You can collect functions worker stats from functions-worker and export the metrics in JSON formats, which contain functions worker JVM metrics.

  1. pulsar-admin functions-worker monitoring-metrics

You can collect functions and connectors metrics from functions-worker and export the metrics in JSON formats.

  1. pulsar-admin functions-worker function-stats

The aggregated functions and connectors metrics can be exposed in Prometheus formats as below. You can get FUNCTIONS_WORKER_ADDRESS and WORKER_PORT from the functions_worker.yml file.

  1. http://$FUNCTIONS_WORKER_ADDRESS:$WORKER_PORT/metrics:

Prometheus 配置

你能够使用 prometheus 来采集 Pular 组件暴露出来的所有指标,并使用 Grafana 去展示这些指标。可以用这种方式来监控 Pulsar 集群。 For details, refer to Prometheus guide.

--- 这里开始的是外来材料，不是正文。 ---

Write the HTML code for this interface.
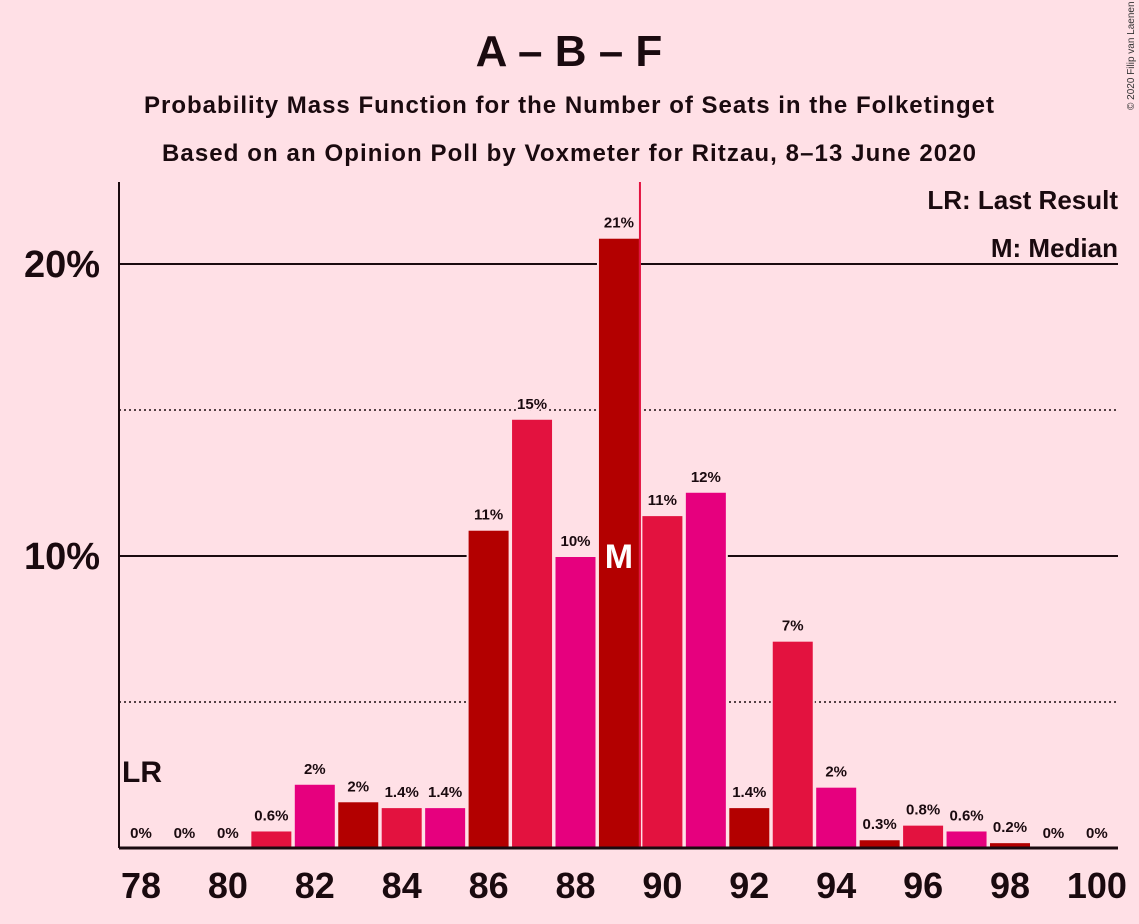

当 Pulsar 运行在裸机上时,你需要提供一个需要探测的节点列表。 当 Pulsar 运行在 Kubernetes 集群时,监控系统是自动启动的。 For details, refer to Kubernetes instructions.

监控面板

When you collect time series statistics, the major problem is to make sure the number of dimensions attached to the data does not explode. 因此,只需要按照命名空间维度去采集时序指标,再做聚合。

Pulsar 主题维度监控面板

Pulsar Manager 提供了主题维度的监控面板。

Grafana

你能够使用 grafana 创建一个监控面板,底层的数据来源是在 Prometheus 里面。

When you deploy Pulsar on Kubernetes, a pulsar-grafana Docker image is enabled by default. You can use the docker image with the principal dashboards.

Enter the command below to use the dashboard manually:

  1. docker run -p3000:3000 \
  2. -e PROMETHEUS_URL=http://$PROMETHEUS_HOST:9090/ \
  3. apachepulsar/pulsar-grafana:latest

The following are some Grafana dashboards examples:

  • pulsar-grafana: 当 Pulsar 集群运行在 Kubernetes 时,用来展示 Prometheus 采集的指标项的 Grafana 面板。
  • apache-pulsar-grafana-dashboard: 不同 Pulsar 组件的 Grafana 监控面板模板集合。运行在 Kubernetes 和 本地机器时都可以用。

告警规则

您能够通过 Pulsar 环境设置告警规则。 如果要设置 Apache Pulsar 的告警规则,你可以参考StreamNative 平台 的例子或者 Alert Manager 告警规则。